Underlying DE for the Workstation product

Christian Schaller cschalle at redhat.com
Mon Feb 3 16:08:23 UTC 2014





----- Original Message -----
> From: "Jóhann B. Guðmundsson" <johannbg at gmail.com>
> To: desktop at lists.fedoraproject.org
> Sent: Monday, February 3, 2014 4:35:41 PM
> Subject: Re: Underlying DE for the Workstation product
> 
> 
> On 02/03/2014 03:23 PM, Christian Schaller wrote:
> > I am generally negative to any such solutions as they tend to suck
> > resources away from
> > advancing something over to trying to keep multiple options sorta working
> > together.
> > Any solution one choose at any given point in time will have holes or
> > missing functionality.
> > I don't think the best solution is ever to start filling those gaps with
> > complete alternate solutions,
> > as they will just be bringing in their own set of holes and bugs and in the
> > end you are not
> > moving forward anymore, you are just jumping around trying to avoid
> > regressing and trying to
> > plug security issues.
> 
> Which would not be a problem if the workstation group defines an solid
> criteria that is required to be meet before becoming a workstation product.
> 
> You must realize by Alex statements ( as well as the fact the several
> alternatives of desktop environments exist in the first place ) that end
> user will chose what *he* thinks what works best for him and his
> workflow not what *we* think is best for him or what *we* think is
> workflow is which in turns shows in the end of the day it's better for
> us to provide a larger inventory of products since it will increase the
> odds that the end user will find something *he* likes and *can use* for
> *himself* with us.
> 

Well first of all I have not advocated for banning any desktops from Fedora,
this discussion is not about deleting packages from the Fedora repository.
And I realize that some users will make the choice to use something else 
than our default setup.

But that doesn't invalidate the value of having a default, focusing development
resources on the default and expecting any alternative solutions to be able to
productively co-exist with the default.

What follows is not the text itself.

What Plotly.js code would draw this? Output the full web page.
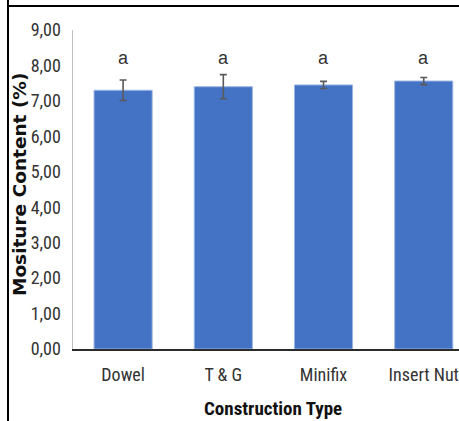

Because a lot of end users couldn't care
less about the 10 different desktops available, they just want something that works
with their hardware and software. And if we know the top 10 feature requests we have a 
realistic chance of doing something about it as we don't have to consider trying to do it 10
places or work around 10 sets of different desktop quirks and bugs.

To me this is a cornerstone of what the products are meant to be about, trying to do active
development of an identified product as opposed to just passively packaging whatever a 
series of upstreams happens to provide.